Samantha Faye Sendel (born October 10, 1991 in Montreal, Quebec) is a Canadian retired individual and synchronised trampoline gymnast. She is a two-time silver medalist at the World Championships (team event in 2013 and synchro event in 2014) and also a bronze medalist (2009 team event). She now performs in Cirque du Soleil.

== Gymnastics career ==
Sendel began gymnastics at age 3. She particularly enjoyed jumping on the trampoline. After her parents watched the trampoline event at the 2000 Summer Olympics, they asked her if she wanted to try it, and she joined a competitive program that year.

Sendel started competing internationally in 2007, when she won the silver medal at the World Age Group Championships held in Quebec City, Canada. She had the highest difficulty score of the female competitors in her age range. The next year, she competed at the 2008 Pan American Championships and won the bronze medal in the individual event as well as gold in the synchronized event with partner Rosie MacLennan. She also competed at the 2008 Pacific Rim Championships and won silver in the junior women's event.

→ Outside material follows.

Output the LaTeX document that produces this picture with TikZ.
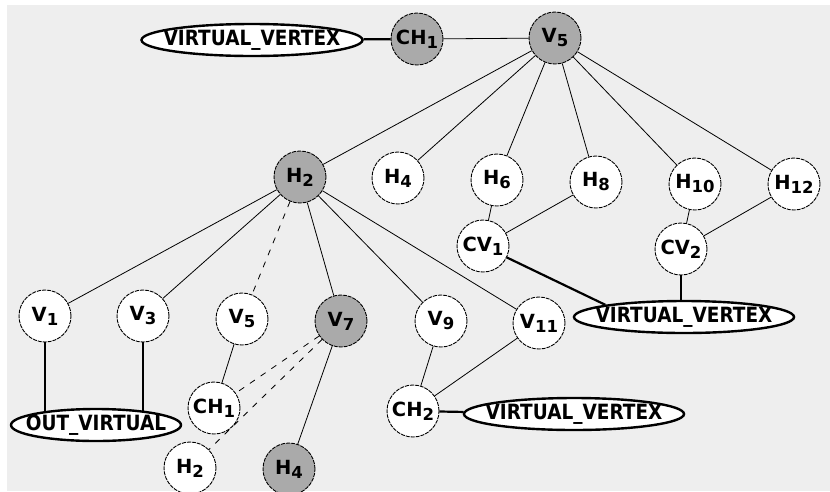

Sendel competed at her first World Championships in 2009. She was part of the Canadian team that won bronze in the team event.

In 2010, Sendel competed at the 2010 Pan American Championships, where she won gold in the senior synchro event with partner Samantha Smith. Of the two teams competing in the team competition, the Canadian team, including Sendel, won gold. Individually, she placed 9th.

The next year, she competed at the 2011 World Championships and finished 15th in the synchro event. In 2012, she won the 2012 Pan American Championships individual event, then won silver with Smith in the synchro event final and silver in the team event with Smith and Anita Cirillo.

In 2013, she and Rosie MacLennan won two gold medals at FIG World Cup events. In July, they competed at the World Games and placed 4th. In November, at the 2013 World Championships, she won silver in the team event with Rosie MacLennan and Samantha Smith. Competing in the synchro event, she and MacLennan qualified in first place. They placed 8th in the synchro final after Sendel had a crash. However, she recovered to finish 5th in the individual final after attempting the highest difficulty she had ever performed in competition. She said afterward, "I had done parts of the routine in training previous to coming to the worlds but never the complete routine so that was very exciting." At the end of the year, it was announced that she was one of 67 athletes to receive a grant from the Canadian Imperial Bank of Commerce.

At the 2014 Pacific Rim Championships, held in April, she placed 4th in the individual event but won the synchro event with MacLennan and won silver in the team event. In August, she competed at the 2014 Pan American Championships, where she won silver individually and won another gold in the synchro event with MacLennan. In the team event, she, MacLennan, and Karen Cockburn took gold. Ahead of the World Championships in June, it was announced that Sendel had suffered a concussion and had withdrawn from the individual competition. She ultimately competed in the syncho event, where she and MacLennan won silver.

Sendel and MacLennan won the synchro event silver at the first World Cup of the 2015 season. At the World Championships, they finished 4th. Individually, Sendel placed 36th in qualifiers and did not advance to the final.

At the 2016 World Cup event held in Arosa, Switzerland, both Sendel and Samantha Smith attempted to break the world record for difficulty by including rare, difficult variations of triple somersaults; however, neither finished their optional routine. Sendel was Canada's alternate female trampoline competitor for the 2016 Summer Olympics in Rio de Janeiro.

== Post-gymnastics career ==
Sendel began to perform in shows while still competing, starting when she was 12. After retiring from her competitive career, she joined Cirque du Soleil.

==Personal life==
Sendel lives in Aurora, Ontario. After the Canadian Olympic Committee unveiled LGBT initiatives in December 2014, including a partnership with You Can Play, she came out as a lesbian.

She studied kinesiology at the University of Toronto.